> **Direction**
Return, exactly as written, the run of lines that begins at the line containing "Rebuild this chart" and ends at the line containing "plt.rcParams['font.family'] = ['Open". Nothing outside that run belongs in the answer.

> **Dataset rows**
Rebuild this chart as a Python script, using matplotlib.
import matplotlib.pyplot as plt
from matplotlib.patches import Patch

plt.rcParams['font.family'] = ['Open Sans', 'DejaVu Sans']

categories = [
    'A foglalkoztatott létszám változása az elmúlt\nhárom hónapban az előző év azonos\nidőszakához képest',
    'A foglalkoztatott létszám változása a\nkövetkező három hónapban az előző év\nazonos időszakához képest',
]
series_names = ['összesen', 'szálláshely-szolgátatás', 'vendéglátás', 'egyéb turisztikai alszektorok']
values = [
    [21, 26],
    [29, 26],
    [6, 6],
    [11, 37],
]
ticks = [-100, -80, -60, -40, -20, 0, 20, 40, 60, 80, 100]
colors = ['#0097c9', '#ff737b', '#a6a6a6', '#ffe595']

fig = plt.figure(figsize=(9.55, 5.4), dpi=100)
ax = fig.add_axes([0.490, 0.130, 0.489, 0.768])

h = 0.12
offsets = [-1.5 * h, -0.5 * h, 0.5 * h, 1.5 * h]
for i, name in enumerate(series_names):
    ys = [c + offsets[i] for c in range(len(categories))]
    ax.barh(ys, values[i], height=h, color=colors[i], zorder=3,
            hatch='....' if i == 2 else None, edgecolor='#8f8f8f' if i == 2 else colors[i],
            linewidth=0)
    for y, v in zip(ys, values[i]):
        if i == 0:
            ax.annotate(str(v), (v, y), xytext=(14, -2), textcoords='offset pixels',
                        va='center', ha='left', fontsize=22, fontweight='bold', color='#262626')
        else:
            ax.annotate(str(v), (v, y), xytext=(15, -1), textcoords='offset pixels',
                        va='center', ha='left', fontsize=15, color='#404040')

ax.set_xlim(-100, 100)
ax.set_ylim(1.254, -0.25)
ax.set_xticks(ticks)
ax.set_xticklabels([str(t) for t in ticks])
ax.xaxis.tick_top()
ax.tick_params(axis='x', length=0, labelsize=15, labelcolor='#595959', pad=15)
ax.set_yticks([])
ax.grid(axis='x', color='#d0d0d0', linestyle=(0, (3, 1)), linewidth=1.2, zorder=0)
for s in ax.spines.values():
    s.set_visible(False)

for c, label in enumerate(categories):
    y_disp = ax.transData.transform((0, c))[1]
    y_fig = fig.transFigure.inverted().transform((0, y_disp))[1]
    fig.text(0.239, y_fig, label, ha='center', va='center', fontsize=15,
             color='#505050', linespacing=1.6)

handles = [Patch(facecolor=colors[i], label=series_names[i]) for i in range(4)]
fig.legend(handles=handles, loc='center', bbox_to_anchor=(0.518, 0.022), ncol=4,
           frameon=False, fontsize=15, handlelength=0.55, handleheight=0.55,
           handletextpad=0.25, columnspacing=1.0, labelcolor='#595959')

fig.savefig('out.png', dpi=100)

---

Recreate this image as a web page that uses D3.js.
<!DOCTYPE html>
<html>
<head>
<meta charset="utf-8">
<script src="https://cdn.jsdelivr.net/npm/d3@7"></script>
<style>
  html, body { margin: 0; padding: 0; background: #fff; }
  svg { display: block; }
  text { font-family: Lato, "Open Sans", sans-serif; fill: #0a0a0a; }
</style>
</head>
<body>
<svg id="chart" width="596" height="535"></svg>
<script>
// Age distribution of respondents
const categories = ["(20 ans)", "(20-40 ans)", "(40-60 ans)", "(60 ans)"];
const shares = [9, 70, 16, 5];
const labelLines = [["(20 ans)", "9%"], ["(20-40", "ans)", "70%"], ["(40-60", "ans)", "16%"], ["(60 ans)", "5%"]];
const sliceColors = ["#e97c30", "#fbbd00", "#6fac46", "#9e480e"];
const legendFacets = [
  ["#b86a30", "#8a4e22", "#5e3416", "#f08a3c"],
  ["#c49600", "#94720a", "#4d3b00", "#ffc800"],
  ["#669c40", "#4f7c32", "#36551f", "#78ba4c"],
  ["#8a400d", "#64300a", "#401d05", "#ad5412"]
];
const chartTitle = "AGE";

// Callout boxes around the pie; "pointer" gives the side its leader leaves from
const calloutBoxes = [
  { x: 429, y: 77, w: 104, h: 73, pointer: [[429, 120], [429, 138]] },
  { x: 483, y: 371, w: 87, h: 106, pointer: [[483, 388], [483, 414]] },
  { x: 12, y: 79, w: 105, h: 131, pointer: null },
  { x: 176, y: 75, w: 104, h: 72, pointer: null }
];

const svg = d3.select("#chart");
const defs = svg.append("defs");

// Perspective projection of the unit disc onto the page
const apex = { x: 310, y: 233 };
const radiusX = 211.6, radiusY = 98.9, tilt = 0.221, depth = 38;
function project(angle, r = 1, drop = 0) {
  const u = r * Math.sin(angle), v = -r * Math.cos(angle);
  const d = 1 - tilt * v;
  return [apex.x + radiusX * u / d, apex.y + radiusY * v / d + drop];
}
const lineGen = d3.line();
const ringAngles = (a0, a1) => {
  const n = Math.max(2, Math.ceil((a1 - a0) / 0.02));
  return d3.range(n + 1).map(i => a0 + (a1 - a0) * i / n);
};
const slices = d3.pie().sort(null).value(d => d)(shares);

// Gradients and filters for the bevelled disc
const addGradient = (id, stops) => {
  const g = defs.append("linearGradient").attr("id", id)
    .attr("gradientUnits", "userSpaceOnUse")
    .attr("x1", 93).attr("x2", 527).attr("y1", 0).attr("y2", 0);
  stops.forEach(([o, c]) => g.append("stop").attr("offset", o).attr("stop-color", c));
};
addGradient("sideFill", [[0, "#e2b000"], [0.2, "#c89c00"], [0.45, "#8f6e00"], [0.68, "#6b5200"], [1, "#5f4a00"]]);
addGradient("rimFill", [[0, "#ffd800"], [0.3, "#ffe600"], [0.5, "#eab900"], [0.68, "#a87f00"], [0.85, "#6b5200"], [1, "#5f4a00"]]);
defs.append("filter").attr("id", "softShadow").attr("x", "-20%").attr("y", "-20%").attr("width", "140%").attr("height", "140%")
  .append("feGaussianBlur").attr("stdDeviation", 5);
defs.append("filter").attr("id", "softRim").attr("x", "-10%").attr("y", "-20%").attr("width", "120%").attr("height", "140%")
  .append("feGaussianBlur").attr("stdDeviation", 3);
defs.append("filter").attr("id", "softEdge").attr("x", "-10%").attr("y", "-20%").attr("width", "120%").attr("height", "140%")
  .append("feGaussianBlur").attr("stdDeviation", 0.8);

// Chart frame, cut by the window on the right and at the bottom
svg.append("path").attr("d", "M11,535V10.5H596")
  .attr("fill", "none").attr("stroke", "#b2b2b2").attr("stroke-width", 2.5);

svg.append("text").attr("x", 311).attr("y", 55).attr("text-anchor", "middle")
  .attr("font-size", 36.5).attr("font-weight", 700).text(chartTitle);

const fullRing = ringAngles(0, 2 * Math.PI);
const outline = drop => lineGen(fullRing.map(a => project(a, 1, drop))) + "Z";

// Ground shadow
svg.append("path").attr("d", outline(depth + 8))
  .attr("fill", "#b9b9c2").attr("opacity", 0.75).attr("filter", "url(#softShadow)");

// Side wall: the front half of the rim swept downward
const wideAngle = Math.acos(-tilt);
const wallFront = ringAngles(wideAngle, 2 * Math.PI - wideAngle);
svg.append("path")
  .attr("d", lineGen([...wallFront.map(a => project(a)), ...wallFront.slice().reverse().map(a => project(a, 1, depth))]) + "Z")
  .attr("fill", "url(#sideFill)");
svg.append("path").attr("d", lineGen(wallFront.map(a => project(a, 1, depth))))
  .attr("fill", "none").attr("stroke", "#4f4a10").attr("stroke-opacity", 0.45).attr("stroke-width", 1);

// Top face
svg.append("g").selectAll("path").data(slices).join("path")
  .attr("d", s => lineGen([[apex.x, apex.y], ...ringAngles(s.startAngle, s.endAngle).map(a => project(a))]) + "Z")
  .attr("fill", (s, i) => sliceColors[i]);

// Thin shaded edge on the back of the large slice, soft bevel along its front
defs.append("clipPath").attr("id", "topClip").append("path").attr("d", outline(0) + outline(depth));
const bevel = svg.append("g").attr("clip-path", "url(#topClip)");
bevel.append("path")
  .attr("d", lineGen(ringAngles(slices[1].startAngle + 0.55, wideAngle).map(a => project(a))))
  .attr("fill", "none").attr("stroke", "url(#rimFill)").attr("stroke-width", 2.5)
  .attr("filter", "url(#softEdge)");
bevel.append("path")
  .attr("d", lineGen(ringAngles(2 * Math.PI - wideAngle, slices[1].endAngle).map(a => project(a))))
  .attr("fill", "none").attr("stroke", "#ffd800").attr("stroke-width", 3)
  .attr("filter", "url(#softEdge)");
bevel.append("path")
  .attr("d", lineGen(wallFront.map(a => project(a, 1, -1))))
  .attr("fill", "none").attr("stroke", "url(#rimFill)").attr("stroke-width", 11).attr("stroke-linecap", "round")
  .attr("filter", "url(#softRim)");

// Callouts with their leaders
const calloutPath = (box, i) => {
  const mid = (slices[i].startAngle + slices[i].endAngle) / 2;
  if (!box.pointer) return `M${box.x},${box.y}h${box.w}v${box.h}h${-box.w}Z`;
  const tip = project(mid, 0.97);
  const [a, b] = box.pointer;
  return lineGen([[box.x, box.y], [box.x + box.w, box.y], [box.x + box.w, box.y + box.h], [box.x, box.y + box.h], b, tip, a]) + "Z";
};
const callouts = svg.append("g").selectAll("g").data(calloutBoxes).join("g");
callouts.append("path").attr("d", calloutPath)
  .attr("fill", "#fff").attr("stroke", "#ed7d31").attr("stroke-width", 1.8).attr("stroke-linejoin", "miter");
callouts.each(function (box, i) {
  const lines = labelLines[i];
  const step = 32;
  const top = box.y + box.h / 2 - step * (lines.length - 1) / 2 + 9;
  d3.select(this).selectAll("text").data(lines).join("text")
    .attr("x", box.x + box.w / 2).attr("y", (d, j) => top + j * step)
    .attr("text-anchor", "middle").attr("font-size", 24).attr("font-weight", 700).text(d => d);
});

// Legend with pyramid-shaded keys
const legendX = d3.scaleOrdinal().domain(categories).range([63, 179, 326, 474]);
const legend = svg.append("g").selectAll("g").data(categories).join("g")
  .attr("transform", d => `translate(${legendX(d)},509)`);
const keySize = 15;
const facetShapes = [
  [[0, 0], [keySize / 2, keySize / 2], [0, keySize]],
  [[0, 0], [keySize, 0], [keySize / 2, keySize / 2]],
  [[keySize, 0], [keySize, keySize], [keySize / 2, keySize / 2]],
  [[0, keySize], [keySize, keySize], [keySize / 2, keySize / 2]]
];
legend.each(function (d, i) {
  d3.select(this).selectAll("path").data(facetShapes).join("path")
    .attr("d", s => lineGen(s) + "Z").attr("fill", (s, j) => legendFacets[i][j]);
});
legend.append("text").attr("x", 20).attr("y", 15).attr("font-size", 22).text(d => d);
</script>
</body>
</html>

--

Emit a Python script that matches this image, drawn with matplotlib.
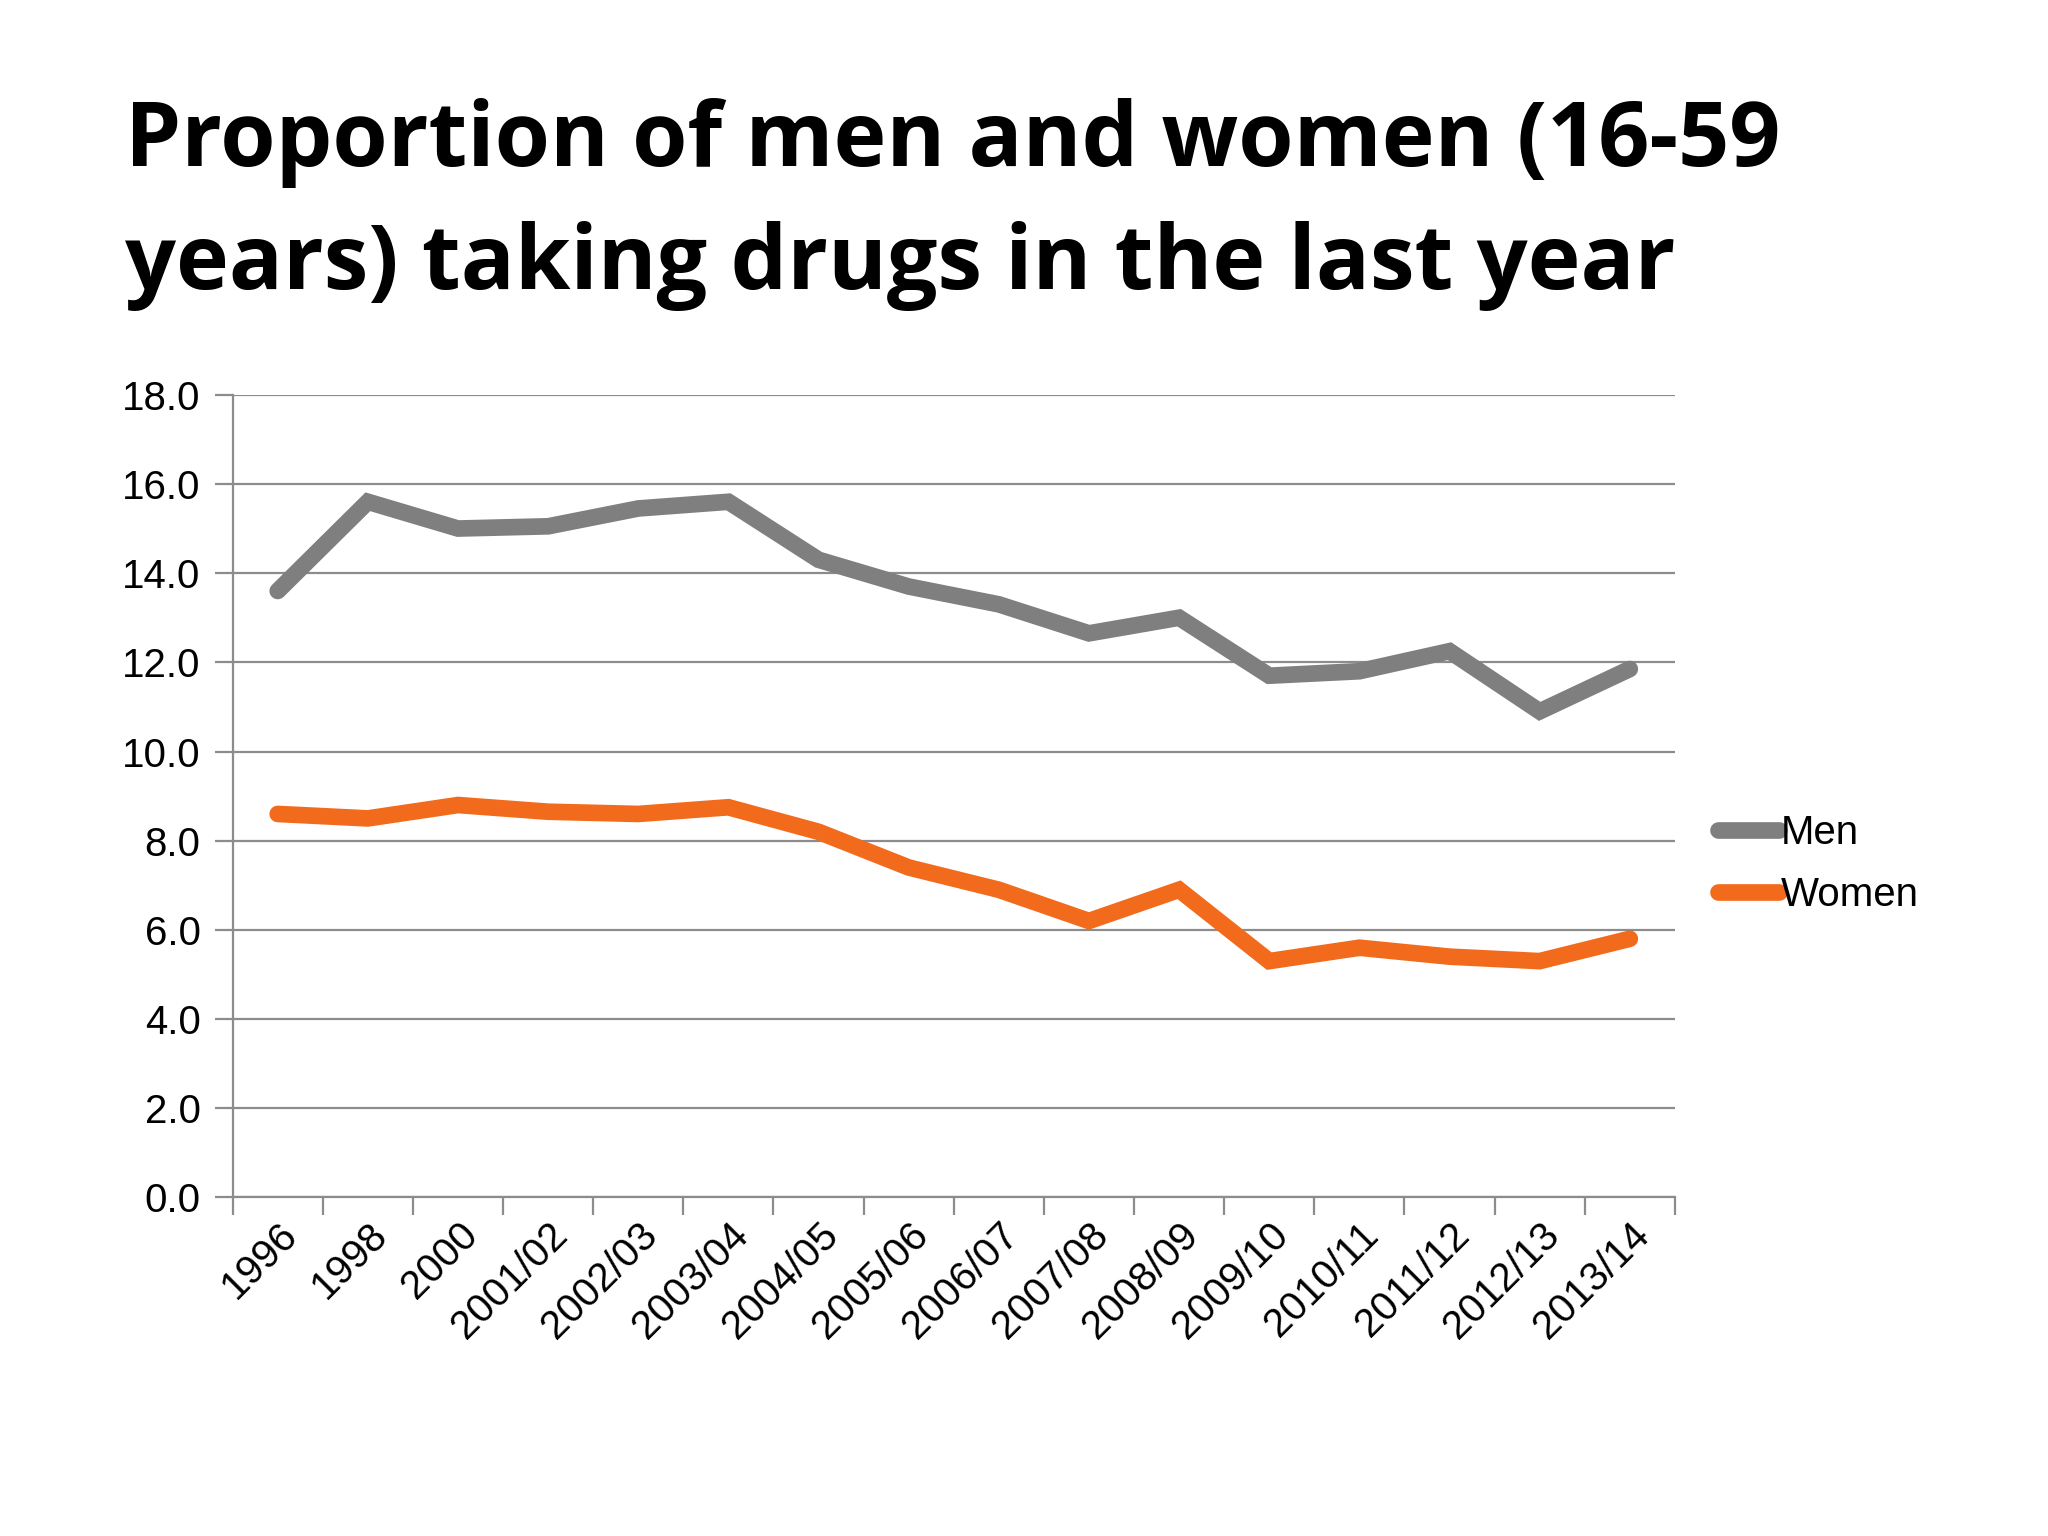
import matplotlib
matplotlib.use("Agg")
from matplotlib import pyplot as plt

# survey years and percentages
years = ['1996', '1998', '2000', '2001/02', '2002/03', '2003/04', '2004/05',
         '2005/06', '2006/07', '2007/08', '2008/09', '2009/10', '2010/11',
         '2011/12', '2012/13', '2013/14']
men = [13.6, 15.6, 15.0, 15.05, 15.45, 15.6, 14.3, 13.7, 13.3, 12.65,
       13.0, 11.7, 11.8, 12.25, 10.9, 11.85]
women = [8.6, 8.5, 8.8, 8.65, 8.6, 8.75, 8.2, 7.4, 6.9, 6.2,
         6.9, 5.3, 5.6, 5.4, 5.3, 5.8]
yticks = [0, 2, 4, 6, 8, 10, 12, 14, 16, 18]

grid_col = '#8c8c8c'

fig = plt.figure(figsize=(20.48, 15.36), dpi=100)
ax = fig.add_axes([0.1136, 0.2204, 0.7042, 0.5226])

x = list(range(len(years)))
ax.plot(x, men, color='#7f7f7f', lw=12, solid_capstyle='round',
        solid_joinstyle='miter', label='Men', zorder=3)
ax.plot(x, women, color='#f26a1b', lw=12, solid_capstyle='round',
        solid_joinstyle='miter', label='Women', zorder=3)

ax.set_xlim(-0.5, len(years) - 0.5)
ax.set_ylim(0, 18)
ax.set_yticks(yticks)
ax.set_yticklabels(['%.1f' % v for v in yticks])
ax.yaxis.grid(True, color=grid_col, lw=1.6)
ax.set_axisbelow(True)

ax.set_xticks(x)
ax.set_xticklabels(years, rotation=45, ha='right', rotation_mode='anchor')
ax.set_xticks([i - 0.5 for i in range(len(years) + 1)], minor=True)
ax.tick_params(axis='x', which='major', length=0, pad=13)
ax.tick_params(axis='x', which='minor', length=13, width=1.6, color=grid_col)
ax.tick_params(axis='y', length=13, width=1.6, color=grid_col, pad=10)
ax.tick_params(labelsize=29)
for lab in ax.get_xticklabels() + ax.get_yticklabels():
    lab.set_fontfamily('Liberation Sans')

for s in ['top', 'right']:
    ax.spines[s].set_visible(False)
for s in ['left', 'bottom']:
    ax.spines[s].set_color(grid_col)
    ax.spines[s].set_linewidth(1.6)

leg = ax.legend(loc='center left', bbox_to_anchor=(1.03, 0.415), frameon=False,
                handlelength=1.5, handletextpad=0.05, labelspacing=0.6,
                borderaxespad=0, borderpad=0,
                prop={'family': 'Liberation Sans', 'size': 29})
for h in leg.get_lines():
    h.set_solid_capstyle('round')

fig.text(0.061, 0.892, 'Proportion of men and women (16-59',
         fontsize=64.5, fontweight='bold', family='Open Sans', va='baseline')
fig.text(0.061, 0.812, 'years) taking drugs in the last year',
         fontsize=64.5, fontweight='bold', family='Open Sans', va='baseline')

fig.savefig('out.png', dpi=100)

> **Solution below**
Rebuild this chart as a Python script, using matplotlib.
import matplotlib.pyplot as plt
from matplotlib.patches import Patch

plt.rcParams['font.family'] = ['Open Sans', 'DejaVu Sans']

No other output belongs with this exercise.